● **TASK**
Locate each line holding the string "this" and copy it.

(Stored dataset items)

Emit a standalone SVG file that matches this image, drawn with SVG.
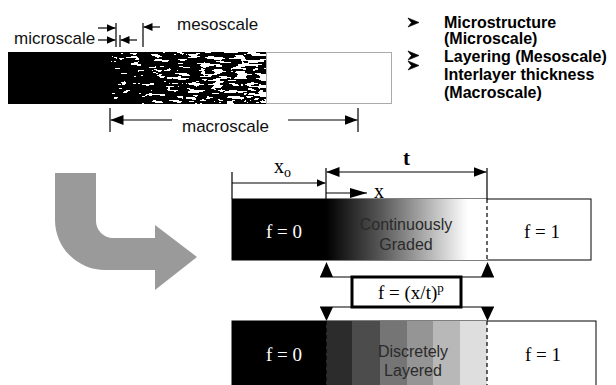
<svg xmlns="http://www.w3.org/2000/svg" width="616" height="385" viewBox="0 0 616 385">
<style>
.ln{stroke:#000;stroke-width:1.2;fill:none}
.lbl{font-family:"Liberation Sans",Arial,sans-serif;font-size:17px;fill:#111}
.bul{font-family:"Liberation Sans",Arial,sans-serif;font-size:16px;font-weight:bold;fill:#000}
.ser{font-family:"Liberation Serif","Times New Roman",serif}
.fw{font-family:"Liberation Serif","Times New Roman",serif;font-size:19px;fill:#fff;text-anchor:middle}
.fb{font-family:"Liberation Serif","Times New Roman",serif;font-size:19px;fill:#000;text-anchor:middle}
.mid{font-family:"Liberation Sans",Arial,sans-serif;font-size:16px;fill:#2a2a2a;text-anchor:middle}
.dash{stroke:#000;stroke-width:1.2;stroke-dasharray:4 3;fill:none}
</style>
<defs>
<marker id="as" markerUnits="userSpaceOnUse" markerWidth="9" markerHeight="8" refX="9" refY="4" orient="auto-start-reverse"><path d="M0,0 L9,4 L0,8 z" fill="#000"/></marker>
<marker id="am" markerUnits="userSpaceOnUse" markerWidth="13" markerHeight="10" refX="13" refY="5" orient="auto-start-reverse"><path d="M0,0 L13,5 L0,10 z" fill="#000"/></marker>
<marker id="ax" markerUnits="userSpaceOnUse" markerWidth="17" markerHeight="10" refX="17" refY="5" orient="auto"><path d="M0,0 L17,5 L0,10 z" fill="#000"/></marker>
<path id="bullet" d="M0,0 L11,4.5 L0,9 L3.5,4.5 Z M0,0 L3.5,4.5" fill="#000" stroke="#000" stroke-width="0.6" stroke-linejoin="round"/>
<linearGradient id="gx" x1="0" y1="0" x2="1" y2="0"><stop offset="0" stop-color="#000"/><stop offset="1" stop-color="#fff"/></linearGradient>
<linearGradient id="gc" gradientUnits="userSpaceOnUse" x1="326" y1="0" x2="487" y2="0"><stop offset="0" stop-color="#000"/><stop offset="0.35" stop-color="#5a5a5a"/><stop offset="0.88" stop-color="#fff"/><stop offset="1" stop-color="#fff"/></linearGradient>
<filter id="tex" x="0" y="0" width="1" height="1" color-interpolation-filters="sRGB">
<feTurbulence type="fractalNoise" baseFrequency="0.085 0.3" numOctaves="3" seed="11" result="n"/>
<feColorMatrix in="n" type="matrix" values="1 0 0 0 0  1 0 0 0 0  1 0 0 0 0  0 0 0 0 1" result="g"/>
<feComposite in="g" in2="SourceGraphic" operator="arithmetic" k1="0" k2="4" k3="0.65" k4="-2.22" result="c"/>
<feComponentTransfer in="c"><feFuncR type="discrete" tableValues="0 1"/><feFuncG type="discrete" tableValues="0 1"/><feFuncB type="discrete" tableValues="0 1"/><feFuncA type="linear" slope="0" intercept="1"/></feComponentTransfer>
</filter>
</defs>

<g id="scale-bar">
<rect x="8" y="52" width="103" height="52" fill="#000"/>
<rect x="111" y="52" width="155" height="52" fill="url(#gx)" filter="url(#tex)"/>
<rect x="266.5" y="52.5" width="125" height="51" fill="none" stroke="#555" stroke-width="1" stroke-dasharray="1 1"/>
</g>

<g id="scale-labels">
<text class="lbl" x="14" y="44">microscale</text>
<text class="lbl" x="177" y="30">mesoscale</text>
<text class="lbl" x="182" y="132">macroscale</text>
</g>

<g id="legend">
<use href="#bullet" x="408" y="18"/>
<use href="#bullet" x="408" y="51"/>
<use href="#bullet" x="408" y="61"/>
<text class="bul" x="444" y="28">Microstructure</text>
<text class="bul" x="444" y="44">(Microscale)</text>
<text class="bul" x="444" y="62">Layering (Mesoscale)</text>
<text class="bul" x="444" y="80">Interlayer thickness</text>
<text class="bul" x="444" y="98">(Macroscale)</text>
</g>

<g id="big-arrow">
<path d="M55,173 L96,173 L96,221 A17 17 0 0 0 113,238 L155,238 L155,225 L197,257 L155,290 L155,270 L105,270 A50 50 0 0 1 55,220 Z" fill="#9a9a9a"/>
</g>

<g id="graded-panel">
<rect x="232" y="199" width="359" height="61" fill="#fff" stroke="#000" stroke-width="1"/>
<rect x="232" y="199" width="94" height="61" fill="#000"/>
<rect x="326" y="199" width="161" height="61" fill="url(#gc)"/>
<line class="dash" x1="487" y1="199" x2="487" y2="260"/>
<text class="fw" x="284" y="238">f = 0</text>
<text class="mid" x="406" y="230">Continuously</text>
<text class="mid" x="406" y="250">Graded</text>
<text class="fb" x="542" y="238">f = 1</text>
</g>

<g id="formula">
<rect x="352" y="277" width="109" height="30" fill="#fff" stroke="#000" stroke-width="3"/>
<text class="ser" x="378" y="299" font-size="19" fill="#000">f = (x/t)<tspan font-size="13" dy="-7">p</tspan></text>
</g>

<g id="layered-panel">
<rect x="232" y="321" width="364" height="70" fill="#fff" stroke="#000" stroke-width="1"/>
<rect x="232" y="321" width="94" height="70" fill="#000"/>
<rect x="326" y="321" width="26" height="70" fill="#2c2c2c"/>
<rect x="352" y="321" width="28" height="70" fill="#4c4c4c"/>
<rect x="380" y="321" width="27" height="70" fill="#757575"/>
<rect x="407" y="321" width="26" height="70" fill="#959595"/>
<rect x="433" y="321" width="27" height="70" fill="#b8b8b8"/>
<rect x="460" y="321" width="27" height="70" fill="#dedede"/>
<line class="dash" x1="326" y1="321" x2="326" y2="385"/>
<line class="dash" x1="487" y1="321" x2="487" y2="385"/>
<text class="fw" x="284" y="361">f = 0</text>
<text class="mid" x="413" y="357">Discretely</text>
<text class="mid" x="413" y="376">Layered</text>
<text class="fb" x="543" y="361">f = 1</text>
</g>

<g id="dimension-labels">
<text class="ser" x="274" y="173" font-size="20" fill="#000">x<tspan font-size="14" dy="4">o</tspan></text>
<text class="ser" x="403" y="165" font-size="21" font-weight="bold" fill="#000">t</text>
<text class="ser" x="374" y="198" font-size="20" fill="#000">x</text>
</g>

<g id="connectors">
<line class="ln" x1="116" y1="23" x2="116" y2="47"/>
<line class="ln" x1="120" y1="35" x2="120" y2="47"/>
<line class="ln" x1="143" y1="23" x2="143" y2="47"/>
<line class="ln" x1="98" y1="28" x2="115.5" y2="28" marker-end="url(#as)"/>
<line class="ln" x1="98" y1="40" x2="115.5" y2="40" marker-end="url(#as)"/>
<line class="ln" x1="137" y1="40" x2="120.5" y2="40" marker-end="url(#as)"/>
<line class="ln" x1="160" y1="27" x2="143.5" y2="27" marker-end="url(#as)"/>
<line class="ln" x1="110" y1="108" x2="110" y2="132"/>
<line class="ln" x1="358" y1="108" x2="358" y2="132"/>
<line class="ln" x1="172" y1="120" x2="110.5" y2="120" marker-end="url(#am)"/>
<line class="ln" x1="288" y1="120" x2="357.5" y2="120" marker-end="url(#am)"/>
<line class="ln" x1="232" y1="172" x2="232" y2="199"/>
<line class="ln" x1="326" y1="168" x2="326" y2="199"/>
<line class="ln" x1="487" y1="168" x2="487" y2="199"/>
<line class="ln" x1="232" y1="183" x2="325.5" y2="183" marker-end="url(#as)"/>
<line class="ln" x1="326.5" y1="172" x2="486.5" y2="172" marker-start="url(#am)" marker-end="url(#am)"/>
<line class="ln" x1="326" y1="193" x2="367" y2="193" marker-end="url(#ax)"/>
<line class="ln" x1="320" y1="277" x2="494" y2="277"/>
<line class="ln" x1="320" y1="307" x2="494" y2="307"/>
<path d="M320,277 L326.5,262 L333,277 Z M481,277 L487.5,262 L494,277 Z" fill="#000"/>
<path d="M320,307 L326.5,321 L333,307 Z M481,307 L487.5,321 L494,307 Z" fill="#000"/>
</g>
</svg>
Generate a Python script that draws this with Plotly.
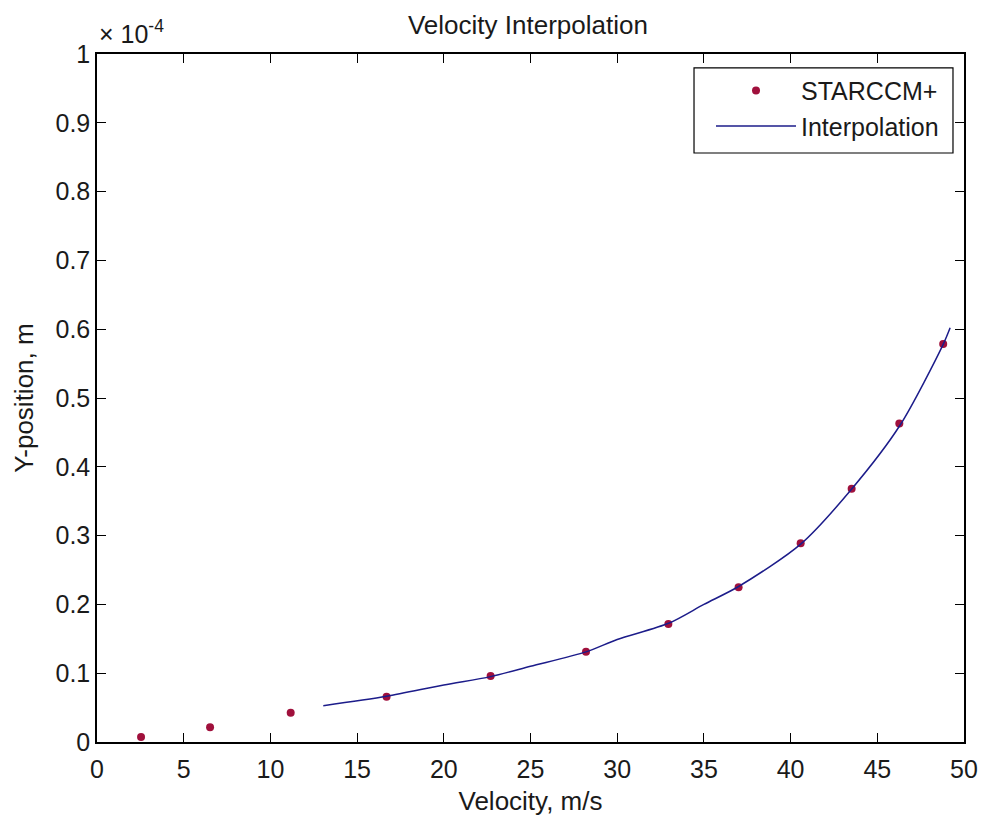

● **EXERCISE SOLUTION**
Emit a standalone SVG file that matches this image, drawn with SVG.
Generate a Python script that draws this with Plotly.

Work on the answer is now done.